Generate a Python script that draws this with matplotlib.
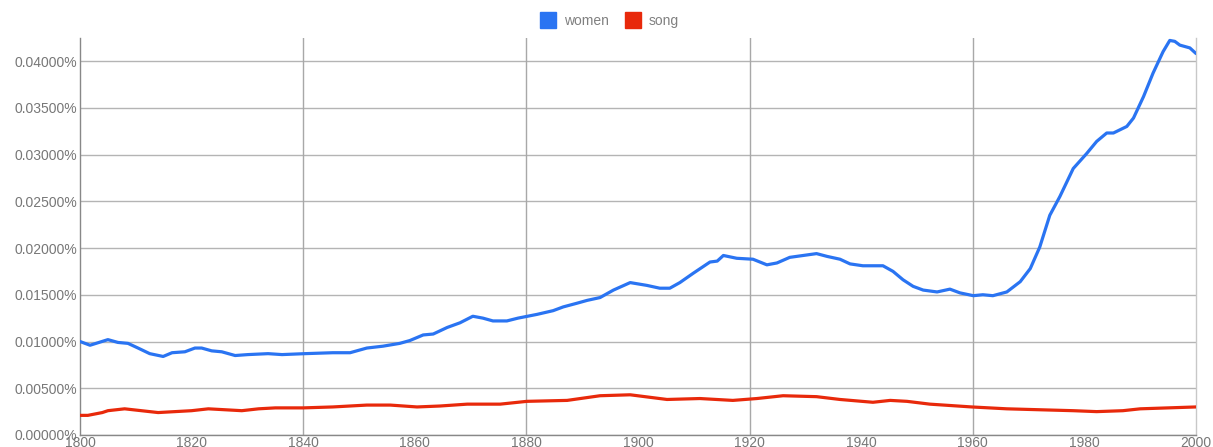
import matplotlib
matplotlib.use("Agg")
import matplotlib.pyplot as plt
from matplotlib.lines import Line2D
from matplotlib.ticker import FuncFormatter

# values in percent
women_years = [1800, 1801.8, 1805, 1806.8, 1808.6, 1810.4, 1812.5, 1814.9, 1816.5, 1818.8,
               1820.6, 1821.8, 1823.6, 1825.4, 1827.8, 1830.1, 1833.7, 1836.2, 1840.3, 1845.3,
               1848.4, 1851.4, 1854.3, 1857.3, 1859.1, 1861.5, 1863.3, 1865.8, 1868.1, 1870.4,
               1872.2, 1874.0, 1876.5, 1878.5, 1881.9, 1884.8, 1886.6, 1889.1, 1890.9, 1893.2,
               1895.6, 1898.6, 1901.6, 1903.9, 1905.7, 1907.5, 1909.9, 1912.9, 1914.2, 1915.3,
               1917.7, 1920.6, 1923.1, 1924.9, 1927.2, 1929.6, 1932.0, 1933.9, 1936.2, 1938.0,
               1940.3, 1943.9, 1945.7, 1947.5, 1949.3, 1951.1, 1953.6, 1955.9, 1957.7, 1960.1,
               1961.8, 1963.6, 1966.1, 1968.5, 1970.3, 1972.0, 1973.8, 1975.6, 1978.0, 1980.4,
               1982.2, 1984.0, 1985.2, 1987.6, 1988.8, 1990.6, 1992.3, 1994.1, 1995.3, 1996.2,
               1997.1, 1998.9, 2000]
women_vals = [0.0100, 0.0096, 0.0102, 0.0099, 0.0098, 0.0093, 0.0087, 0.0084, 0.0088, 0.0089,
              0.0093, 0.0093, 0.0090, 0.0089, 0.0085, 0.0086, 0.0087, 0.0086, 0.0087, 0.0088,
              0.0088, 0.0093, 0.0095, 0.0098, 0.0101, 0.0107, 0.0108, 0.0115, 0.0120, 0.0127,
              0.0125, 0.0122, 0.0122, 0.0125, 0.0129, 0.0133, 0.0137, 0.0141, 0.0144, 0.0147,
              0.0155, 0.0163, 0.0160, 0.0157, 0.0157, 0.0163, 0.0173, 0.0185, 0.0186, 0.0192,
              0.0189, 0.0188, 0.0182, 0.0184, 0.0190, 0.0192, 0.0194, 0.0191, 0.0188, 0.0183,
              0.0181, 0.0181, 0.0175, 0.0166, 0.0159, 0.0155, 0.0153, 0.0156, 0.0152, 0.0149,
              0.0150, 0.0149, 0.0153, 0.0164, 0.0178, 0.0201, 0.0235, 0.0255, 0.0285, 0.0301,
              0.0314, 0.0323, 0.0323, 0.0330, 0.0339, 0.0362, 0.0387, 0.0410, 0.0422, 0.0421,
              0.0417, 0.0414, 0.0408]

song_years = [1800, 1801.4, 1804, 1805, 1808, 1811, 1814, 1817, 1820, 1823, 1826, 1829, 1832,
              1835, 1840, 1845.3, 1851.4, 1855.6, 1860.4, 1864.5, 1869.4, 1875.3, 1880.1,
              1887.3, 1893.2, 1898.6, 1905.2, 1911.1, 1917.0, 1921.3, 1926, 1932, 1936.2,
              1942.1, 1945.2, 1948.2, 1952.3, 1959.8, 1966.1, 1972, 1978, 1982.2, 1986.9,
              1990, 2000]
song_vals = [0.0021, 0.0021, 0.0024, 0.0026, 0.0028, 0.0026, 0.0024, 0.0025, 0.0026, 0.0028,
             0.0027, 0.0026, 0.0028, 0.0029, 0.0029, 0.0030, 0.0032, 0.0032, 0.0030, 0.0031,
             0.0033, 0.0033, 0.0036, 0.0037, 0.0042, 0.0043, 0.0038, 0.0039, 0.0037, 0.0039,
             0.0042, 0.0041, 0.0038, 0.0035, 0.0037, 0.0036, 0.0033, 0.0030, 0.0028, 0.0027,
             0.0026, 0.0025, 0.0026, 0.0028, 0.0030]

series_names = ["women", "song"]
colors = ["#2a74f2", "#e8290b"]
y_ticks = [0.0, 0.005, 0.01, 0.015, 0.02, 0.025, 0.03, 0.035, 0.04]
x_ticks = list(range(1800, 2001, 20))
grid_years = [1840, 1880, 1920, 1960]

plt.rcParams["font.family"] = ["Liberation Sans", "DejaVu Sans"]

fig = plt.figure(figsize=(12.13, 4.47), dpi=100)
ax = fig.add_axes([80 / 1213, 1 - 435 / 447, (1196 - 80) / 1213, (435 - 38) / 447])

ax.plot(women_years, women_vals, color=colors[0], lw=2.3, solid_capstyle="round",
        solid_joinstyle="round", zorder=3)
ax.plot(song_years, song_vals, color=colors[1], lw=2.3, solid_capstyle="round",
        solid_joinstyle="round", zorder=3)

ax.set_xlim(1800, 2000)
ax.set_ylim(0, 0.04246)
ax.set_yticks(y_ticks)
ax.yaxis.set_major_formatter(FuncFormatter(lambda v, p: "%.5f%%" % v))
ax.set_xticks(x_ticks)

ax.grid(axis="y", color="#b4b4b4", lw=1)
for yr in grid_years:
    ax.axvline(yr, color="#a8a8a8", lw=1, zorder=1)
ax.set_axisbelow(True)

ax.spines["top"].set_visible(False)
ax.spines["right"].set_color("#c8c8c8")
ax.spines["left"].set_color("#888888")
ax.spines["bottom"].set_color("#888888")
for s in ax.spines.values():
    s.set_linewidth(1)

ax.tick_params(axis="both", length=0, labelsize=10, labelcolor="#777777")
ax.tick_params(axis="y", pad=2)
ax.tick_params(axis="x", pad=1)

handles = [Line2D([], [], ls="none", marker="s", markersize=11, color=c) for c in colors]
fig.legend(handles, series_names, loc="center", bbox_to_anchor=(0.503, 0.953), ncol=2,
           frameon=False, fontsize=10, labelcolor="#808080", handletextpad=0.6,
           columnspacing=1.3, handlelength=1.0)

fig.savefig("out.png", dpi=100, facecolor="white")
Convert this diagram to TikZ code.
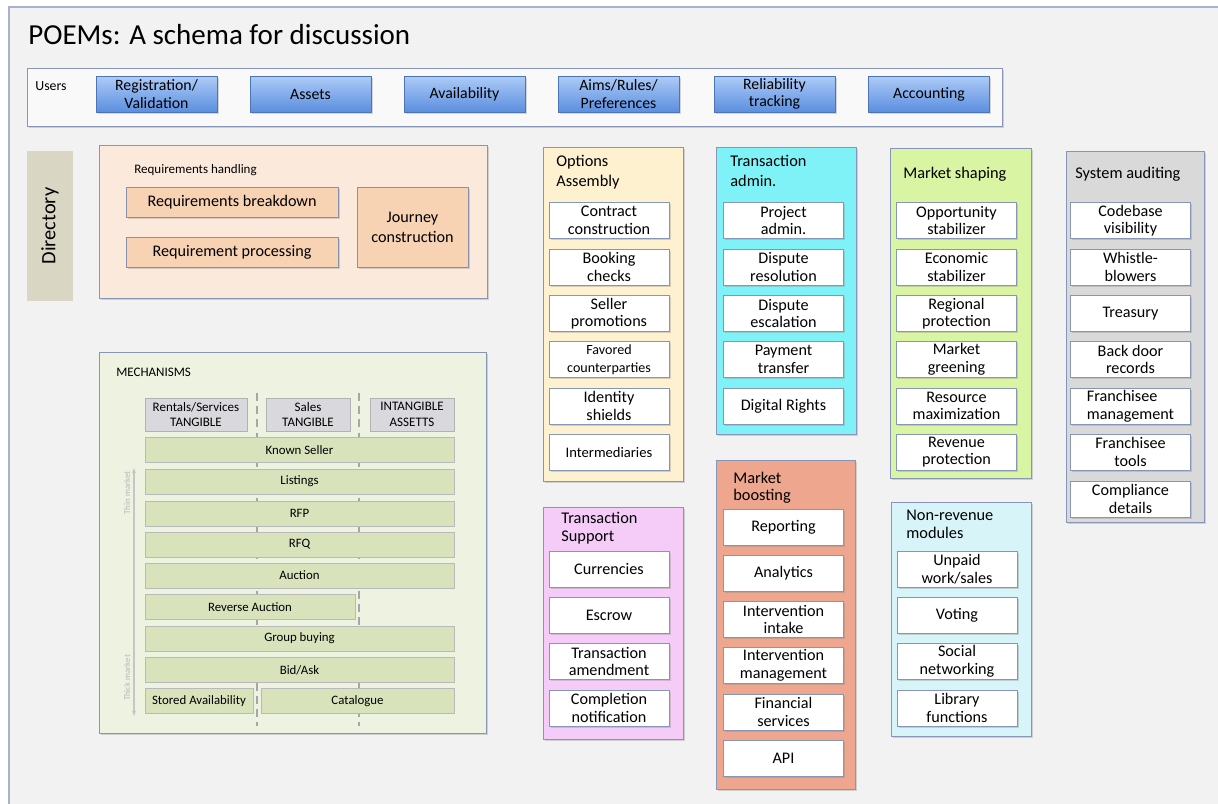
\documentclass[tikz,border=0pt]{standalone}
\usepackage{fontspec}
\setmainfont{Carlito}
\usepackage{xcolor}
\usepackage{tikz}
\usetikzlibrary{positioning,shadows,arrows.meta}

\definecolor{pagebg}{HTML}{F2F2F2}
\definecolor{frameedge}{HTML}{A7B3CD}
\definecolor{boxedge}{HTML}{8795B8}
\definecolor{btntop}{HTML}{ADCBF7}
\definecolor{btnbot}{HTML}{5B8FDF}
\definecolor{btnedge}{HTML}{4D74B4}
\definecolor{dirfill}{HTML}{D9D7C3}
\definecolor{reqbg}{HTML}{FBEADB}
\definecolor{reqfill}{HTML}{F7D2B3}
\definecolor{mechbg}{HTML}{EEF2E1}
\definecolor{barfill}{HTML}{D8E3BC}
\definecolor{headfill}{HTML}{D9D9DD}
\definecolor{optfill}{HTML}{FDF1D0}
\definecolor{tadmfill}{HTML}{7FF2F7}
\definecolor{shapefill}{HTML}{D9F5A4}
\definecolor{auditfill}{HTML}{D9D9D9}
\definecolor{tsupfill}{HTML}{F5CCF8}
\definecolor{boostfill}{HTML}{EEA68E}
\definecolor{nonrevfill}{HTML}{D7F4F8}

\tikzset{
  shadowed/.style={drop shadow={shadow xshift=0.9pt, shadow yshift=-0.9pt, opacity=0.3}},
  panel/.style={draw=boxedge, line width=0.5pt, shadowed},
  userbtn/.style={draw=btnedge, top color=btntop, bottom color=btnbot, minimum width=2.42cm,
    minimum height=0.72cm, align=center, inner sep=1pt, font=\fontsize{9}{10}\selectfont, shadowed},
  modbox/.style={draw=boxedge, fill=white, minimum width=2.4cm, minimum height=0.72cm,
    align=center, inner sep=1pt, font=\fontsize{9.2}{10}\selectfont, shadowed},
  reqbox/.style={draw=boxedge!80!gray, fill=reqfill, align=center, inner sep=1pt,
    font=\fontsize{9.2}{11.5}\selectfont, shadowed},
  coltitle/.style={anchor=north west, align=left, inner sep=0pt, font=\fontsize{9.3}{#1}\selectfont},
  coltitle/.default=11.5,
  tinylabel/.style={anchor=west, inner sep=0pt, font=\fontsize{7.4}{8}\selectfont},
  mechhead/.style={draw=gray!60, fill=headfill, minimum height=0.66cm, align=center, inner sep=0pt,
    font=\fontsize{7.4}{9}\selectfont},
  mechrow/.style={draw=gray!55, fill=barfill, minimum height=0.5cm, inner sep=0pt,
    font=\fontsize{7.3}{8}\selectfont},
  sepline/.style={gray!70, line width=0.9pt, dash pattern=on 4.5pt off 3pt},
  mktarrow/.style={gray!45, line width=0.6pt, {Stealth[length=3pt]}-{Stealth[length=3pt]}},
  mktlabel/.style={rotate=90, inner sep=0pt, text=gray!55, font=\fontsize{5}{6}\selectfont}
}

\begin{document}
\begin{tikzpicture}[x=0.02cm, y=-0.02cm]
  \useasboundingbox (0,0) rectangle (1218,804);
  \fill[white] (0,0) rectangle (1218,804);
  \draw[draw=frameedge, fill=pagebg, line width=0.7pt] (9,7) rectangle (1240,830);

  % Title
  \node[anchor=base west, inner sep=0pt, font=\fontsize{16.5}{20}\selectfont] (title) at (28,44.5) {POEMs: A schema for discussion};

  % Users bar
  \draw[panel, fill=white!55!pagebg] (27,68) rectangle (1002,126);
  \node[tinylabel, font=\fontsize{7.9}{9}\selectfont] (users) at (35,86) {Users};
  \node[userbtn] (regval) at (156.5,94) {Registration/\\Validation};
  \node[userbtn] (assets) at (310.5,94) {Assets};
  \node[userbtn] (avail) at (464.5,94) {Availability};
  \node[userbtn] (aims) at (618.5,94) {Aims/Rules/\\Preferences};
  \node[userbtn] (relia) at (774.5,94) {Reliability\\tracking};
  \node[userbtn] (acct) at (929,94) {Accounting};

  % Directory
  \node[fill=dirfill, rotate=90, minimum width=3cm, minimum height=0.92cm,
    font=\fontsize{11.6}{13}\selectfont] (dir) at (50,226) {Directory};

  % Requirements handling
  \draw[panel, fill=reqbg] (99,145) rectangle (487,298);
  \node[tinylabel] (reqlbl) at (134,170) {Requirements handling};
  \node[reqbox, minimum width=4.24cm, minimum height=0.6cm] (reqbd) at (232,202) {Requirements breakdown};
  \node[reqbox, minimum width=4.24cm, minimum height=0.6cm] (reqpr) at (232,252) {Requirement processing};
  \node[reqbox, minimum width=2.22cm, minimum height=1.6cm] (journey) at (412.5,227) {Journey\\construction};

  % Mechanisms
  \draw[panel, fill=mechbg] (99,352) rectangle (486,733);
  \node[tinylabel] (mechlbl) at (116,372) {MECHANISMS};
  \draw[sepline] (257,393) -- (257,726);
  \draw[sepline] (359,393) -- (359,726);
  \node[mechhead, minimum width=2.04cm] (rent) at (196,414.5) {Rentals/Services\\TANGIBLE};
  \node[mechhead, minimum width=1.68cm] (sales) at (308,414.5) {Sales\\TANGIBLE};
  \node[mechhead, minimum width=1.68cm] (intang) at (412,414.5) {INTANGIBLE\\ASSETTS};
  \node[mechrow, minimum width=6.18cm] (known) at (299.5,450) {Known Seller};
  \node[mechrow, minimum width=6.18cm] (listings) at (299.5,481.5) {Listings};
  \node[mechrow, minimum width=6.18cm] (rfp) at (299.5,513.5) {RFP};
  \node[mechrow, minimum width=6.18cm] (rfq) at (299.5,544.5) {RFQ};
  \node[mechrow, minimum width=6.18cm] (auction) at (299.5,575.5) {Auction};
  \node[mechrow, minimum width=4.2cm] (revauc) at (250,607) {Reverse Auction};
  \node[mechrow, minimum width=6.18cm] (group) at (299.5,638.5) {Group buying};
  \node[mechrow, minimum width=6.18cm] (bidask) at (299.5,670) {Bid/Ask};
  \node[mechrow, minimum width=2.16cm] (stored) at (199,701) {Stored Availability};
  \node[mechrow, minimum width=3.86cm] (catalog) at (357.5,701) {Catalogue};
  % thin / thick market arrow
  \coordinate (thin) at (134,468);
  \coordinate (thick) at (134,716);
  \draw[mktarrow] (thick) -- (thin);
  \node[mktlabel] (thinlbl) at (127,493) {Thin market};
  \node[mktlabel] (thicklbl) at (127,678) {Thick market};

  % Options Assembly
  \draw[panel, fill=optfill] (543,147) rectangle (683,481);
  \node[coltitle] (opttl) at (556,155) {Options\\Assembly};
  \node[modbox] (opt1) at (609,220.5) {Contract\\construction};
  \node[modbox] (opt2) at (609,267) {Booking\\checks};
  \node[modbox] (opt3) at (609,313.5) {Seller\\promotions};
  \node[modbox, font=\fontsize{8}{10}\selectfont] (opt4) at (609,359.5) {Favored\\counterparties};
  \node[modbox] (opt5) at (609,406) {Identity\\shields};
  \node[modbox, font=\fontsize{8.3}{10}\selectfont] (opt6) at (609,452) {Intermediaries};

  % Transaction admin.
  \draw[panel, fill=tadmfill] (716,147) rectangle (856,434);
  \node[coltitle] (tadmttl) at (730,154.5) {Transaction\\admin.};
  \node[modbox] (tadm1) at (783.5,220.5) {Project\\admin.};
  \node[modbox] (tadm2) at (783.5,267) {Dispute\\resolution};
  \node[modbox] (tadm3) at (783.5,313.5) {Dispute\\escalation};
  \node[modbox] (tadm4) at (783.5,359.5) {Payment\\transfer};
  \node[modbox] (tadm5) at (783.5,406) {Digital Rights};

  % Market shaping
  \draw[panel, fill=shapefill] (890,148) rectangle (1031,478);
  \node[coltitle] (shapettl) at (903,167) {Market shaping};
  \node[modbox] (shp1) at (956.5,220.5) {Opportunity\\stabilizer};
  \node[modbox] (shp2) at (956.5,267) {Economic\\stabilizer};
  \node[modbox] (shp3) at (956.5,313.5) {Regional\\protection};
  \node[modbox] (shp4) at (956.5,359.5) {Market\\greening};
  \node[modbox] (shp5) at (956.5,406) {Resource\\maximization};
  \node[modbox] (shp6) at (956.5,452) {Revenue\\protection};

  % System auditing
  \draw[panel, fill=auditfill] (1066,151) rectangle (1204,522);
  \node[coltitle] (audttl) at (1075,167) {System auditing};
  \node[modbox] (aud1) at (1130.5,220.5) {Codebase\\visibility};
  \node[modbox] (aud2) at (1130.5,267) {Whistle-\\blowers};
  \node[modbox] (aud3) at (1130.5,313.5) {Treasury};
  \node[modbox] (aud4) at (1130.5,359.5) {Back door\\records};
  \node[modbox, align=left] (aud5) at (1130.5,406) {Franchisee\\management};
  \node[modbox] (aud6) at (1130.5,452) {Franchisee\\tools};
  \node[modbox] (aud7) at (1130.5,499) {Compliance\\details};

  % Transaction Support
  \draw[panel, fill=tsupfill] (543,507) rectangle (683,739);
  \node[coltitle=10.2] (tsupttl) at (561,512) {Transaction\\Support};
  \node[modbox] (tsup1) at (609,569) {Currencies};
  \node[modbox] (tsup2) at (609,615.5) {Escrow};
  \node[modbox] (tsup3) at (609,661.5) {Transaction\\amendment};
  \node[modbox] (tsup4) at (609,708) {Completion\\notification};

  % Market boosting
  \draw[panel, fill=boostfill] (716,460) rectangle (855,789);
  \node[coltitle=9.8] (boostttl) at (733,472) {Market\\boosting};
  \node[modbox] (bst1) at (783.5,527) {Reporting};
  \node[modbox] (bst2) at (783.5,573.5) {Analytics};
  \node[modbox] (bst3) at (783.5,619.5) {Intervention\\intake};
  \node[modbox] (bst4) at (783.5,665.5) {Intervention\\management};
  \node[modbox] (bst5) at (783.5,712) {Financial\\services};
  \node[modbox] (bst6) at (783.5,758.5) {API};

  % Non-revenue modules
  \draw[panel, fill=nonrevfill] (891,502) rectangle (1031,736);
  \node[coltitle=9.8] (nonrevttl) at (906,510) {Non-revenue\\modules};
  \node[modbox] (nrv1) at (957,569) {Unpaid\\work/sales};
  \node[modbox] (nrv2) at (957,615.5) {Voting};
  \node[modbox] (nrv3) at (957,661.5) {Social\\networking};
  \node[modbox] (nrv4) at (957,708) {Library\\functions};
\end{tikzpicture}
\end{document}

::::

= DIRECTION =
Up to and including the line containing "from matplotlib.ticker import FuncFormatter", quote each line of the entries above from the very first, please, exactly and without images.

= ANSWER TO THIS TASK =
Generate a Python script that draws this with matplotlib.
import matplotlib
matplotlib.use("Agg")
import matplotlib.pyplot as plt
from matplotlib.lines import Line2D
from matplotlib.ticker import FuncFormatter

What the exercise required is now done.